English | Mauritian


I identify myself as a mixed English/Mauritian and a South Londoner. I was raised Catholic and do have some religious beliefs, but I have moved towards more spirituality over the years. My mum is from Mauritius and my dad is from England. They met in Wimbledon Tesco’s in 1973. My dad was 16 and training as a butcher and my mum was 14 and used to work there part time packing the meat. They married a few years later when my mum was 17 and have been together ever since. I grew up in Streatham in South London.

I knew that my dad was English, and my mum was Mauritian as a young child. I understood that my dad’s family were different from my mums, but it was really to do with cultural differences, i.e food, music, behaviours, and how different the social events were from each side. But at the time I was very naive to it all. I didn’t actually understand I was mixed until I was around 11 years old and in my first year of secondary school. This was due to other people making me aware that my mum was a different colour to me.

Growing up in school I had a real mix of friends, ranging from Filipino/Irish mix, Spanish, Welsh, Indian, Caribbean, African and English. This has continued as I have grown up, however I would class my close group of friends mainly of white English descent. I don’t feel that me being straight, mixed or my religious beliefs have any bearing on the friends that I have. These are subjects that I rarely openly speak about. However, I have always taken an interest in people’s backgrounds.

I do not have a ‘type’. My parents had such an open approach to this, my dad always made a point of saying that it doesn’t matter what colour they are as long as they are a decent person.

My husband is half English and half Scottish, however his race did not play a part in my decision. His loyalty, supportiveness, morals and his fun attitude is what drew me to him, this is what I think it important in a partner.

I definitely think there are still bias attitudes towards mixed-race people. The biggest one of me is the amount of people who tell me that I am not mixed-race as mixed-race people are half Black and half White, and they have brown skin and curly hair. It shocks me still that people are so under educated in this subject in this day and age. I find that this is typically found in the older generations. Younger people seem to be a lot more accepting and understanding.

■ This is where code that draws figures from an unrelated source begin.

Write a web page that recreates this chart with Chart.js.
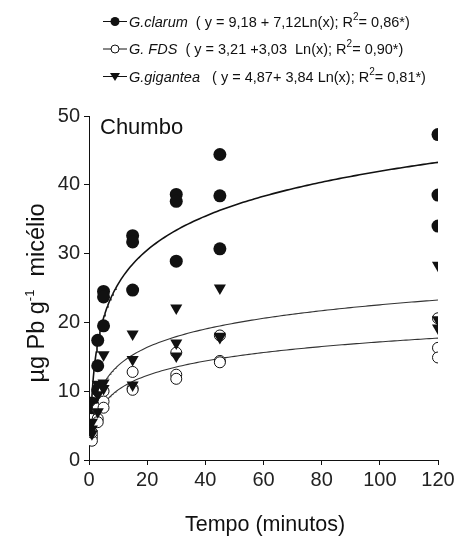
<!DOCTYPE html>
<html>
<head>
<meta charset="utf-8">
<script src="https://cdn.jsdelivr.net/npm/chart.js@4/dist/chart.umd.min.js"></script>
<style>
  html, body { margin: 0; padding: 0; background: #fff; }
  #wrap { width: 458px; height: 537px; }
</style>
</head>
<body>
<div id="wrap"><canvas id="c" width="458" height="537"></canvas></div>
<script>
// Sampling times (minutes)
const times = [1, 3, 5, 15, 30, 45, 120];

// Pb uptake, three replicates per sampling time (µg Pb g-1 mycelium)
const clarumValues = [
  [8.3, 7.9, 7.6], [17.4, 13.7, 10.2], [24.5, 23.7, 19.5], [32.6, 31.7, 24.7],
  [38.6, 37.6, 28.9], [44.4, 38.4, 30.7], [47.3, 38.5, 34.0]
];
const fdsValues = [
  [3.4, 2.8, 4.0], [7.5, 6.0, 5.5], [10.0, 8.5, 7.6], [12.8, 10.4, 10.2],
  [15.6, 12.4, 11.8], [18.1, 14.4, 14.2], [20.6, 16.3, 14.9]
];
const giganteaValues = [
  [5.5, 4.5, 3.8], [11.0, 9.5, 7.0], [15.3, 11.2, 10.4], [18.3, 14.6, 10.9],
  [22.1, 17.0, 15.1], [25.0, 18.0, 17.8], [28.3, 20.4, 19.2]
];

// Logarithmic fits y = a + b·ln(x) and their R²
const clarumFit = [9.18, 7.12];
const fdsFit = [3.21, 3.03];
const giganteaFit = [4.87, 3.84];
const r2Values = [0.86, 0.90, 0.81];

// Axis ticks
const xTicks = [0, 20, 40, 60, 80, 100, 120];
const yTicks = [0, 10, 20, 30, 40, 50];

const FONT = '"Liberation Sans", Arial, Helvetica, sans-serif';

function toPoints(values) {
  const pts = [];
  times.forEach((t, i) => values[i].forEach(v => pts.push({ x: t, y: v })));
  return pts;
}
function fitCurve(fit) {
  const pts = [];
  for (let x = 1; x <= 120.001; x += (x < 10 ? 0.25 : 1)) {
    pts.push({ x: x, y: fit[0] + fit[1] * Math.log(x) });
  }
  return pts;
}
const fmt = v => v.toFixed(2).replace('.', ',');

const curveStyle = (w, c) => ({
  type: 'line', showLine: true, pointRadius: 0, borderColor: c,
  borderWidth: w, fill: false, tension: 0
});

// Legend, panel label and axis titles drawn on the canvas
const annotations = {
  id: 'annotations',
  afterDraw(chart) {
    const ctx = chart.ctx;
    ctx.save();
    ctx.fillStyle = '#111';
    ctx.strokeStyle = '#111';
    ctx.textBaseline = 'alphabetic';
    ctx.textAlign = 'left';

    function runs(x, y, parts) {
      for (const p of parts) {
        if (p.sup) {
          ctx.font = '10px ' + FONT;
          ctx.fillText(p.t, x, y - 7);
        } else {
          ctx.font = (p.it ? 'italic ' : '') + p.size + 'px ' + FONT;
          ctx.fillText(p.t, x, y);
        }
        x += ctx.measureText(p.t).width;
      }
    }

    // legend rows
    const rows = [
      { y: 21, mk: 'filled', name: 'G.clarum',
        eq: '  ( y = ' + fmt(clarumFit[0]) + ' + ' + fmt(clarumFit[1]) + 'Ln(x); R', r2: '= ' + fmt(r2Values[0]) + '*)' },
      { y: 48.5, mk: 'open', name: 'G. FDS',
        eq: '  ( y = ' + fmt(fdsFit[0]) + ' +' + fmt(fdsFit[1]) + '  Ln(x); R', r2: '= ' + fmt(r2Values[1]) + '*)' },
      { y: 76, mk: 'tri', name: 'G.gigantea',
        eq: '   ( y = ' + fmt(giganteaFit[0]) + '+ ' + fmt(giganteaFit[1]) + ' Ln(x); R', r2: '= ' + fmt(r2Values[2]) + '*)' }
    ];
    for (const r of rows) {
      ctx.lineWidth = 1;
      ctx.beginPath();
      ctx.moveTo(103, r.y + 0.5);
      ctx.lineTo(127, r.y + 0.5);
      ctx.stroke();
      ctx.beginPath();
      if (r.mk === 'filled') {
        ctx.arc(115, r.y + 0.5, 4.5, 0, Math.PI * 2);
        ctx.fill();
      } else if (r.mk === 'open') {
        ctx.arc(115, r.y + 0.5, 4, 0, Math.PI * 2);
        ctx.fillStyle = '#fff';
        ctx.fill();
        ctx.stroke();
        ctx.fillStyle = '#111';
      } else {
        ctx.moveTo(110, r.y - 3);
        ctx.lineTo(120, r.y - 3);
        ctx.lineTo(115, r.y + 5);
        ctx.closePath();
        ctx.fill();
      }
      runs(129, r.y + 5.5, [
        { t: r.name, it: true, size: 14.5 },
        { t: r.eq, size: 14.5 },
        { t: '2', sup: true },
        { t: r.r2, size: 14.5 }
      ]);
    }

    // panel label
    ctx.font = '22px ' + FONT;
    ctx.fillText('Chumbo', 100, 134);

    // x-axis title
    ctx.font = '21.5px ' + FONT;
    ctx.textAlign = 'center';
    ctx.fillText('Tempo (minutos)', 265, 531);

    // y-axis title, rotated
    ctx.translate(44, 293);
    ctx.rotate(-Math.PI / 2);
    const yParts = [
      { t: 'µg Pb g', size: 23.5 },
      { t: '-1', sup: true },
      { t: '  micélio', size: 23.5 }
    ];
    let total = 0;
    for (const p of yParts) {
      ctx.font = (p.sup ? 13 : p.size) + 'px ' + FONT;
      total += ctx.measureText(p.t).width;
    }
    ctx.textAlign = 'left';
    let x = -total / 2;
    for (const p of yParts) {
      if (p.sup) {
        ctx.font = '13px ' + FONT;
        ctx.fillText(p.t, x, -10);
      } else {
        ctx.font = p.size + 'px ' + FONT;
        ctx.fillText(p.t, x, 0);
      }
      x += ctx.measureText(p.t).width;
    }
    ctx.restore();
  }
};

new Chart(document.getElementById('c'), {
  type: 'scatter',
  data: {
    datasets: [
      { label: 'G.gigantea', data: toPoints(giganteaValues), order: 1,
        pointStyle: 'triangle', rotation: 180, pointRadius: 7,
        backgroundColor: '#111', borderColor: '#111', borderWidth: 0 },
      { label: 'G. FDS', data: toPoints(fdsValues), order: 2,
        pointStyle: 'circle', pointRadius: 5.5,
        backgroundColor: '#fff', borderColor: '#111', borderWidth: 1 },
      { label: 'G.clarum', data: toPoints(clarumValues), order: 3,
        pointStyle: 'circle', pointRadius: 6.5,
        backgroundColor: '#111', borderColor: '#111', borderWidth: 0 },
      Object.assign({ label: 'clarum fit', data: fitCurve(clarumFit), order: 4 }, curveStyle(1.6, '#111')),
      Object.assign({ label: 'FDS fit', data: fitCurve(fdsFit), order: 4 }, curveStyle(1.1, '#333')),
      Object.assign({ label: 'gigantea fit', data: fitCurve(giganteaFit), order: 4 }, curveStyle(1.1, '#333'))
    ]
  },
  options: {
    responsive: false,
    animation: false,
    layout: { padding: { top: 116, right: 20, left: 0, bottom: 0 } },
    plugins: { legend: { display: false }, tooltip: { enabled: false } },
    scales: {
      x: {
        type: 'linear', min: 0, max: 120,
        afterFit: s => { s.height = 77; },
        afterBuildTicks: s => { s.ticks = xTicks.map(v => ({ value: v })); },
        border: { display: true, color: '#111', width: 1 },
        grid: { drawOnChartArea: false, drawTicks: true, tickLength: 5, color: '#111' },
        ticks: { color: '#222', font: { family: FONT, size: 20 }, padding: 3, maxRotation: 0 }
      },
      y: {
        type: 'linear', min: 0, max: 50,
        afterFit: s => { s.width = 89; },
        afterBuildTicks: s => { s.ticks = yTicks.map(v => ({ value: v })); },
        border: { display: true, color: '#111', width: 1 },
        grid: { drawOnChartArea: false, drawTicks: true, tickLength: 5, color: '#111' },
        ticks: { color: '#222', font: { family: FONT, size: 20 }, padding: 4 }
      }
    }
  },
  plugins: [annotations]
});
</script>
</body>
</html>
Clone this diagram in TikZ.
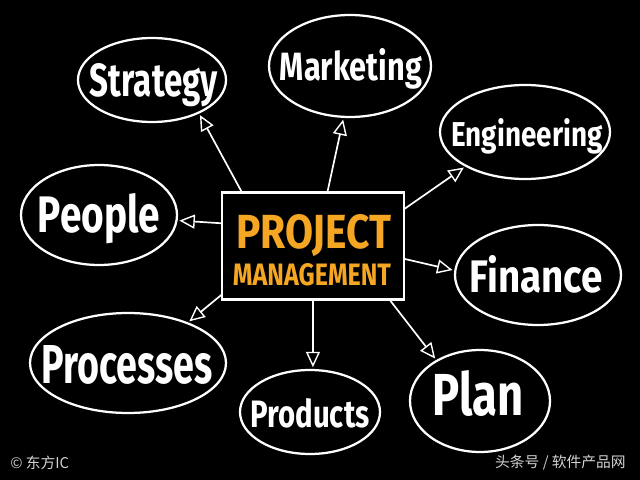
\documentclass[tikz,border=0pt]{standalone}
\usepackage{fontspec}
\usepackage{graphicx}
\usetikzlibrary{arrows.meta, shapes.geometric, positioning}
\newfontfamily\hand{Fira Sans}
\newfontfamily\cjk{Noto Sans CJK SC}
\definecolor{pmorange}{HTML}{F5A623}
\definecolor{markgray}{HTML}{D2D2D2}
\newlength\pxu
\setlength\pxu{0.025cm}
\newcommand\handword[3]{\resizebox{#1\pxu}{#2\pxu}{\hand\bfseries #3}}

\begin{document}
\begin{tikzpicture}[x=0.025cm, y=-0.025cm,
  bubble/.style={ellipse, draw=white, line width=1.6pt, inner sep=0pt, outer sep=0pt},
  word/.style={text=white, inner sep=0pt, anchor=base},
  arr/.style={white, line width=1.2pt, -{Triangle[open, length=11pt, width=10pt, line width=1pt]}, shorten >=2pt},
  watermark/.style={text=markgray, inner sep=0pt, font=\cjk\fontsize{10.5}{12}\selectfont}]
  \path[fill=black] (0,0) rectangle (640,480);

  \node[draw=white, line width=1.5pt, minimum width=182\pxu, minimum height=107\pxu, inner sep=0pt, outer sep=0pt] (pm) at (313,246) {};
  \node[word, text=pmorange] (pm-1) at (314,248) {\handword{155}{34}{PROJECT}};
  \node[word, text=pmorange] (pm-2) at (312,285) {\handword{158}{22}{MANAGEMENT}};

  \node[bubble, minimum width=148\pxu, minimum height=84\pxu] (strat) at (152,80) {};
  \node[bubble, minimum width=162\pxu, minimum height=102\pxu] (mkt) at (350,66) {};
  \node[bubble, minimum width=170\pxu, minimum height=94\pxu] (eng) at (525,132) {};
  \node[bubble, minimum width=156\pxu, minimum height=100\pxu] (ppl) at (99,215) {};
  \node[bubble, minimum width=166\pxu, minimum height=100\pxu] (fin) at (538,275) {};
  \node[bubble, minimum width=196\pxu, minimum height=100\pxu] (proc) at (128,363) {};
  \node[bubble, minimum width=140\pxu, minimum height=84\pxu] (prod) at (310,412) {};
  \node[bubble, minimum width=140\pxu, minimum height=102\pxu] (plan) at (480,401) {};

  \node[word] (strat-t) at (154,97) {\handword{128}{33}{Strategy}};
  \node[word] (mkt-t) at (351,80) {\handword{142}{32}{Marketing}};
  \node[word] (eng-t) at (527,146) {\handword{151}{28}{Engineering}};
  \node[word] (ppl-t) at (99,232) {\handword{122}{39}{People}};
  \node[word] (fin-t) at (536,292) {\handword{133}{37}{Finance}};
  \node[word] (proc-t) at (127,383) {\handword{171}{38}{Processes}};
  \node[word] (prod-t) at (310,427) {\handword{119}{29}{Products}};
  \node[word] (plan-t) at (478,415) {\handword{91}{45}{Plan}};

  \draw[arr] (pm.143.9) -- (strat.-35);
  \draw[arr] (pm.75.5) -- (mkt.-97);
  \draw[arr] (pm.22.4) -- (eng.-150);
  \draw[arr] (pm.166.9) -- (ppl.-4);
  \draw[arr] (pm.-8.7) -- (fin.177);
  \draw[arr] (pm.-152.4) -- (proc.34);
  \draw[arr] (pm.-90) -- (prod.86);
  \draw[arr] (pm.-35.6) -- (plan.137);

  \node[watermark, anchor=west] (mark-l) at (10,463) {© 东方IC};
  \node[watermark, anchor=east] (mark-r) at (626,463) {头条号 / 软件产品网};
\end{tikzpicture}
\end{document}
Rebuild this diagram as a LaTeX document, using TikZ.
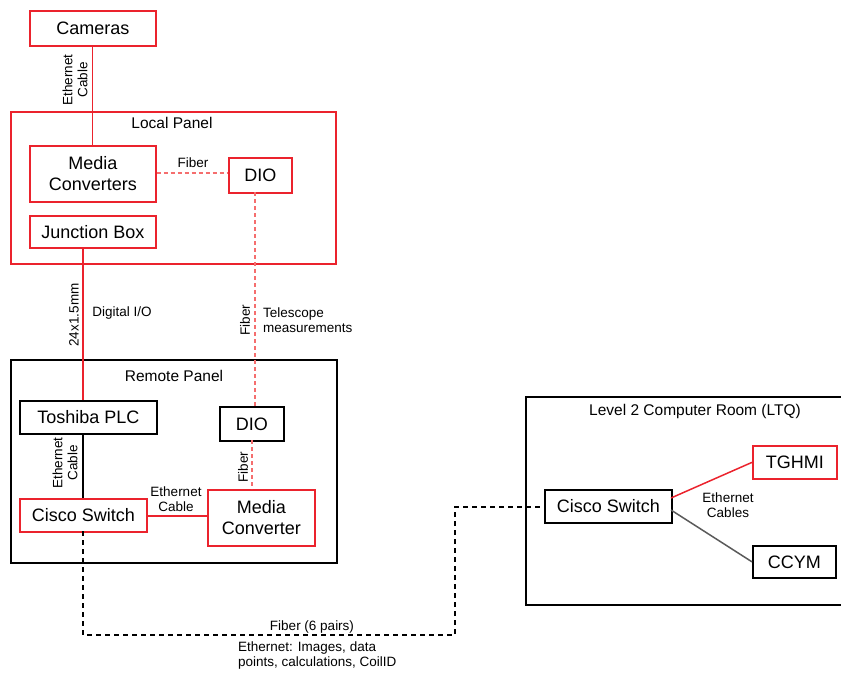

I think growing up, the topic of mixed-race was never really discussed. I felt quite lonely at times and it was quite hard feeling that I never quite fitted in. I have had both negative and positive reactions to being mixed. Especially having to process the negative reactions. I used to wish for a long time that life would be easier if I was just fully English. Other times I felt pressured to make a point that I was mixed so I wasn’t seen as a ‘typical white girl’. However, it was only in the last few years that I have become over accepting of myself in general and a massive part of this is being mixed. I’m so proud of my heritage that I can honestly say that it doesn’t bother me what people think.

If I had the opportunity to be born again I would want to return exactly as I am. I think the future is only going to go from strength to strength. We are moving towards a world where people have exposure to different races and have the option of dating and having families with people of a different race to them. This is already happening all over the world. I honestly believe that being mixed will become an open and accepted subject. There is always going to be such a diverse angle on this subject because no story is ever the same and that is what is so wonderful about it.